Ungewöhnlich ist indessen die Geschichte von Don Amado Bonpland.
Eine Koryphäe der botanischen Wissenschaft und Doctor honoris causa von verschiedenen europäischen Universitäten ist Don Amado Bonpland, wie ein Naturforscher aus Ansbach schrieb, der sich an Kaspar Hauser erinnerte, ein neue Aenigma sui temporis, ein Rätsel seiner Zeit.

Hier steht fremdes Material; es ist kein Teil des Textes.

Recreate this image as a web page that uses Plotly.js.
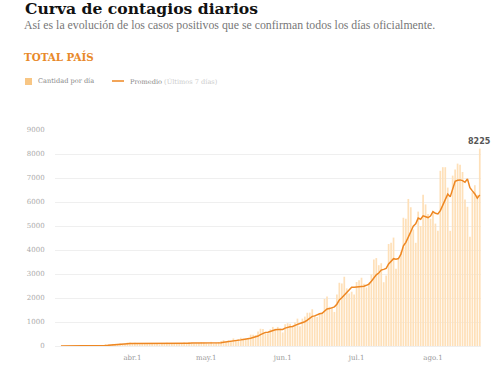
<!DOCTYPE html>
<html>
<head>
<meta charset="utf-8">
<script src="https://cdn.plot.ly/plotly-3.0.1.min.js"></script>
<style>
html,body{margin:0;padding:0;background:#fff;}
#chart{width:504px;height:381px;}
</style>
</head>
<body>
<div id="chart"></div>
<script>
// Daily confirmed cases (Total país), 3 Mar – 20 Aug 2020
const casosMar = [1,0,1,6,1,3,5,2,2,12,3,11,11,9,14,14,18,31,67,41,36,86,86,87,101,55,75,146,146];
const casosAbr = [87,132,98,79,91,87,112,87,81,79,87,66,98,88,138,103,110,92,102,111,112,144,100,167,113,93,111,124,158,143];
const casosMay = [111,97,173,97,121,162,212,244,165,240,178,316,255,285,345,308,302,289,474,471,456,603,718,704,552,535,697,795,723,795,734];
const casosJun = [564,904,949,929,840,983,1141,826,1141,1226,1386,1391,1531,1282,1208,1374,1393,1958,2060,1634,1581,1419,2146,2635,2606,2886,2401,2189,2262,2146];
const casosJul = [2667,2744,2845,2590,2439,2632,2979,3604,3663,3367,3449,2657,2936,4250,4300,4518,3223,3624,3937,5344,5300,6127,5782,4854,4300,5600,5000,6300,5900,5500,5300];
const casosAgo = [5600,5100,4800,7300,7450,7450,6600,4800,7100,7350,7600,7550,7250,6100,5800,4550,6400,6700,6300,8225];

// Promedio (últimos 7 días)
const promMar = [1,0.5,0.7,2,1.8,2,2.4,2.6,2.9,4.4,4,5.4,6.6,7.1,8.9,10.6,11.4,15.4,23.4,27.7,31.6,41.9,52.1,62,72,70.3,75.1,90.9,99.4];
const promAbr = [100,106,106,109,111,103,98,98,91,88,89,86,87,84,91,94,99,99,104,106,110,111,110,118,121,120,120,122,124,130];
const promMay = [122,120,131,129,129,129,139,158,168,177,189,217,230,240,255,275,284,300,323,353,378,415,473,531,568,577,609,658,675,686,690];
const promJun = [692,745,781,800,816,843,901,939,973,1012,1078,1156,1235,1255,1309,1343,1366,1448,1544,1558,1601,1631,1742,1919,2012,2130,2239,2326,2446,2446];
const promJul = [2451,2471,2465,2492,2528,2580,2699,2833,2965,3039,3162,3193,3236,3418,3517,3640,3619,3644,3827,4171,4321,4582,4762,4995,5092,5330,5280,5423,5391,5351,5414];
const promAgo = [5600,5529,5500,5643,5864,6143,6329,6214,6500,6864,6907,6921,6893,6821,6964,6600,6464,6336,6157,6296];

const meses = ['03','04','05','06','07','08'];
const diaInicial = [3,1,1,1,1,1];
const tickVals = ['2020-04-01','2020-05-01','2020-06-01','2020-07-01','2020-08-01'];
const tickText = ['abr.1','may.1','jun.1','jul.1','ago.1'];
const yTicks = [0,1000,2000,3000,4000,5000,6000,7000,8000,9000];

const casosPorMes = [casosMar,casosAbr,casosMay,casosJun,casosJul,casosAgo];
const promPorMes = [promMar,promAbr,promMay,promJun,promJul,promAgo];

const fechas = [], casos = [], promedio = [];
casosPorMes.forEach((arr, m) => {
  arr.forEach((v, i) => {
    const d = diaInicial[m] + i;
    fechas.push('2020-' + meses[m] + '-' + String(d).padStart(2,'0'));
    casos.push(v);
    promedio.push(promPorMes[m][i]);
  });
});

const ML = 55, MR = 23, MT = 130, MB = 35, W = 504, H = 381;
const PW = W - ML - MR, PH = H - MT - MB;
const px2x = p => (p - ML) / PW;
const px2y = p => (H - MB - p) / PH;

const serif = 'Liberation Serif';
const tickFont = {family: 'DejaVu Serif', size: 7, color: '#aaa'};

const traces = [
  {
    type: 'bar', x: fechas, y: casos, name: 'Cantidad por día',
    marker: {color: '#fee0b9', line: {width: 0}}, hoverinfo: 'skip'
  },
  {
    type: 'scatter', mode: 'lines', x: fechas, y: promedio, name: 'Promedio',
    line: {color: '#ee8722', width: 1.5}, hoverinfo: 'skip'
  }
];

const last = fechas.length - 1;

const layout = {
  width: W, height: H,
  margin: {l: ML, r: MR, t: MT, b: MB, pad: 0},
  paper_bgcolor: '#fff', plot_bgcolor: '#fff',
  showlegend: false,
  bargap: 0.3,
  title: {
    text: '<b>Curva de contagios diarios</b>',
    font: {family: 'DejaVu Serif', size: 15.6, color: '#111'},
    x: 25 / W, xanchor: 'left', xref: 'container',
    y: 1 - 9 / H, yanchor: 'middle', yref: 'container'
  },
  xaxis: {
    type: 'date',
    range: ['2020-02-29 14:00', '2020-08-20 12:00'],
    tickvals: tickVals, ticktext: tickText,
    tickfont: {family: 'DejaVu Serif', size: 7, color: '#999'},
    ticks: 'outside', ticklen: 5, tickcolor: 'rgba(0,0,0,0)',
    showgrid: false, zeroline: false, showline: false, fixedrange: true
  },
  yaxis: {
    range: [0, 9000],
    tickvals: yTicks, ticktext: yTicks.map(String),
    tickfont: tickFont,
    ticks: 'outside', ticklen: 8, tickcolor: 'rgba(0,0,0,0)',
    showgrid: true, gridcolor: '#efefef', gridwidth: 1,
    zeroline: true, zerolinecolor: '#efefef', zerolinewidth: 1,
    showline: false, fixedrange: true
  },
  shapes: [
    {type: 'rect', xref: 'paper', yref: 'paper',
     x0: px2x(25), x1: px2x(32), y0: px2y(85), y1: px2y(78),
     fillcolor: '#f8c684', line: {width: 0}},
    {type: 'line', xref: 'paper', yref: 'paper',
     x0: px2x(112), x1: px2x(124), y0: px2y(81), y1: px2y(81),
     line: {color: '#ee8722', width: 1.5}}
  ],
  annotations: [
    {xref: 'paper', yref: 'paper', x: px2x(22), y: px2y(25),
     xanchor: 'left', yanchor: 'middle', showarrow: false,
     text: 'Así es la evolución de los casos positivos que se confirman todos los días oficialmente.',
     font: {family: serif, size: 11.8, color: '#777'}},
    {xref: 'paper', yref: 'paper', x: px2x(22), y: px2y(57),
     xanchor: 'left', yanchor: 'middle', showarrow: false,
     text: '<b>TOTAL PAÍS</b>',
     font: {family: 'DejaVu Serif', size: 10.3, color: '#e8892a'}},
    {xref: 'paper', yref: 'paper', x: px2x(36), y: px2y(81),
     xanchor: 'left', yanchor: 'middle', showarrow: false,
     text: 'Cantidad por día',
     font: {family: 'DejaVu Serif', size: 6.6, color: '#888'}},
    {xref: 'paper', yref: 'paper', x: px2x(128), y: px2y(81),
     xanchor: 'left', yanchor: 'middle', showarrow: false,
     text: 'Promedio <span style="color:#ccc">(Últimos 7 días)</span>',
     font: {family: 'DejaVu Serif', size: 6.6, color: '#888'}},
    {xref: 'x', yref: 'y', x: fechas[last], y: casos[last],
     xanchor: 'center', yanchor: 'bottom', yshift: 1, showarrow: false,
     text: '<b>' + String(casos[last]) + '</b>',
     font: {family: 'DejaVu Sans', size: 8, color: '#555'}}
  ]
};

Plotly.newPlot('chart', traces, layout, {staticPlot: true, displayModeBar: false});
</script>
</body>
</html>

Die Akademien schicken ihm in Röhren aus Weißblech eingerollte Diplome. Er nimmt diese Ehrungen dankbar und bescheiden an. Er bewahrt sie an Stellen auf, die er bald zu vergessen pflegt. Eine Ausnahme macht er mit zwei Sternen der Légion d’Honneur, er hat sie an das Revers seiner abgetragenen Jacke aus grobem Kattun geheftet. Es ist eine ironische Geste von Don Amado Bonpland; gefangen in der Falle ihrer ausufernden Bürokratie, haben die französischen Behörden ihm zweimal dieselbe Auszeichnung verliehen. Das hatte man Avé-Lallemant schon vorher erzählt, und er amüsierte sich, als er sie nun an Don Amado Bonplands Brust sah.